João Boavida
É a ideia que dá: uma nau de loucos, com o leme partido e as velas rotas. O Presidente faz um discurso incendiário, quando a atmosfera estava ao rubro e o calor era sufocante. Um bombeiro pirómano em dia de greve. O Governo, (por falta de jeito ou premeditadamente?) como se não tivesse que dar contas a ninguém, nem soubesse da fragilidade política em que estava, pareceu um elefante desorientado por uma loja de louças.
Quanto às oposições, sempre o mesmo; não têm emenda. Uns, à direita, com uma ânsia de poder que chega a ser impudica; outros, à esquerda, sempre cantando de fora, perderam a razão e a realidade.
Quanto à direita, lembramo-nos bem da sua ave canora, à frente d’ O Independente, anunciando escândalos todas as semanas. Muitos sem consistência, simples fogos de palha, mas impiedosos e sistemáticos até à destruição do Governo de Cavaco Silva. A quem agora tecem loas.
Os da esquerda esquecem-se que sempre foram contra todos os acordos, todos os orçamentos, todas as concertações sociais, todas as coligações, todos os entendimentos, enfim tudo o que fosse resolução de problemas. Nem à esquerda nem à direita há autoridade moral. E que falta ela faz!
Mas continuam. À direita, a invocar princípios e coerências, e à esquerda a apregoar coerências e princípios. Uns, mudam de princípios como de camisa, embora digam, em relação a tudo, que “sempre têm dito”, etc. Outros, com duas ou três ideias mais secas e espalmadas que arenque fumado; sempre de facto disseram (dizem e dirão) o mesmo.
Mas a massa não política não está melhor. Uns, em jornais, blogs, entrevistas de rua para as televisões e antenas abertas, com comentários tolos ou furiosos, mostram como nos falta bom senso, informação e espírito democrático. Outros, muitos, cada vez mais, achando que “todos” são iguais, ajudam a afastar os competentes e alimentam a praga dos carreiristas, que dão cabo do país.

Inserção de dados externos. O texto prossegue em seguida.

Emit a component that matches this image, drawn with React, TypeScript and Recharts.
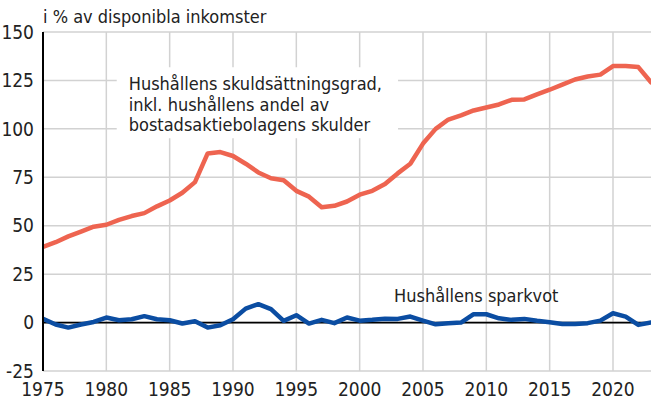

E quanto à crise atual, também temos muitas culpas. Andámos, durante anos, endividando-nos euforicamente, como se fôssemos ricos. Continuávamos pobres e pouco produtivos, mas levados pela indústria do consumo, chegamos a isto. E os bancos a empurrarem-nos para crédito em massa e o consumo desenfreado. E não explicando que, para nos emprestar, endividavam-se nos bancos estrangeiros. Ninguém alertava: nem Governo, nem Presidente, nem Oposição, nem comunicação social; só um ou outro medina-carreira ou ferreira-leite, que ninguém quis ouvir. E agora reclamamos e fazemos greves. Para melhorar a situação e facilitar a vida aos mais pobres, claro. A irracionalidade, a estupidez e a velhacaria deviam pagar imposto.